Taking a Walk - Exploring your Youth and your Inside and Outside Worlds - Here is a Game You Can Play - Meet My Friend John
You’ll never know what you will uncover, discover and the friendships you’ll strengthen when you “Take a Walk”. This exercise will certainly enhance the art of conversation. Who knows, this could replace “texting”?
Taking a Walk
My pet expression “Take a Walk” is a metaphor for mentally exploring your youth or past for good and positive memories, snippets, images that pop into your mind, flashbacks, like pictures falling out of an overstuffed photo album. You pick it up and say “I remember that. Wasn’t that a good or defining time in my life?” It could also be a memory that you would like to have in the future. In my prison ministry, I use this exercise to get my inmate friends to reminisce and think positive. I say, “For your homework for our next session, walk out the door of your house or apartment as a kid.

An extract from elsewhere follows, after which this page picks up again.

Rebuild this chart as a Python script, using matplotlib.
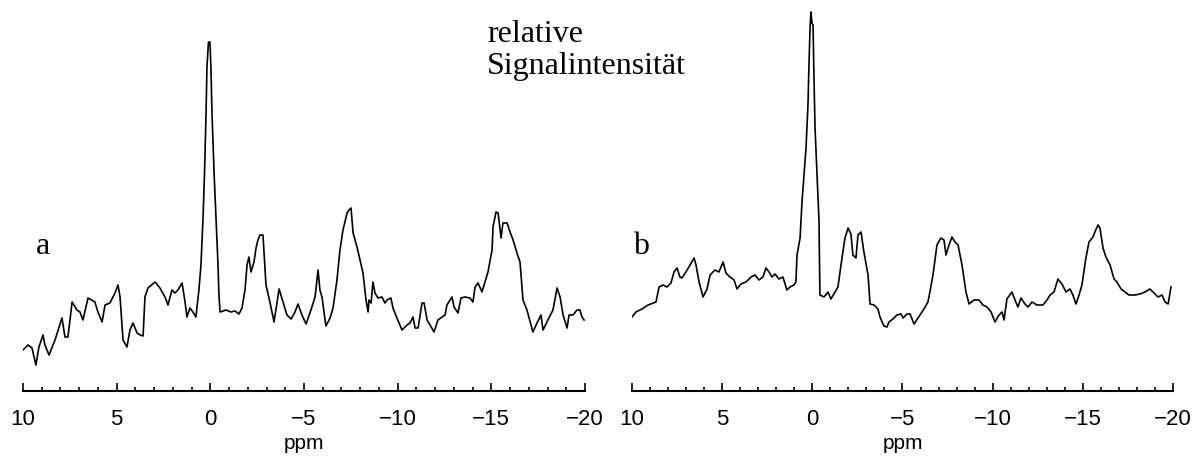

Go down the walkway and turn right or left at the sidewalk and walk around the block. Think about things you see on your excursion. Or, think about any good memories from your childhood or youth. You may remember things you have totally forgotten. Recalling good memories or ones you would like to have, is a way of starting a habit of looking for the positive, filling up your photo album, and creating hope in your life.”
My friend John, who is immortalized in my story “Mirror Talk” in my newest memoir Inside and Outside, said at the restaurant last night that he had been thinking about my volunteer prison program and the exercise “Take a Walk”. He said it would make a good parlor game. Every body would be asked to think of about four good nostalgic things or images in their past. The participants would take turns, one at a time, telling their little stories, snippets and flashbacks. As they were told, the other participants might be reminded of even a better short tale to tell. After making the rounds, the participants could vote on the best stories.
As our wives talked on about the things they always talk about, John and I started reciting our little remembrances (painting pictures with words, another one of my favorite expressions). I talked about the tar bubbles that grew on the side of the street on a bright hot summer day before they invented blacktop, when they used tar and gravel and a steam roller for re-surfacing the rural roads. The tar bubbles were full of hot water, which when poked with a finger or stick, would emit a jet of liquid and steam as the bubble collapsed. John talked about his childhood fear, and the incessant teasing he endured, of crossing a hot concrete road in Georgia in his bare feet. The conversation turned to the movie “10” with Dudley Moore and Bo Derek and the beach scene with old duffers, drinks in hand, being ferried piggyback from the resort hotel lobby to beach chairs at the water’s edge across the scalding hot volcanic sand. It felt so good to ruminate on these images. It turned into a long evening. A first! Last night, I think we actually out talked our wives.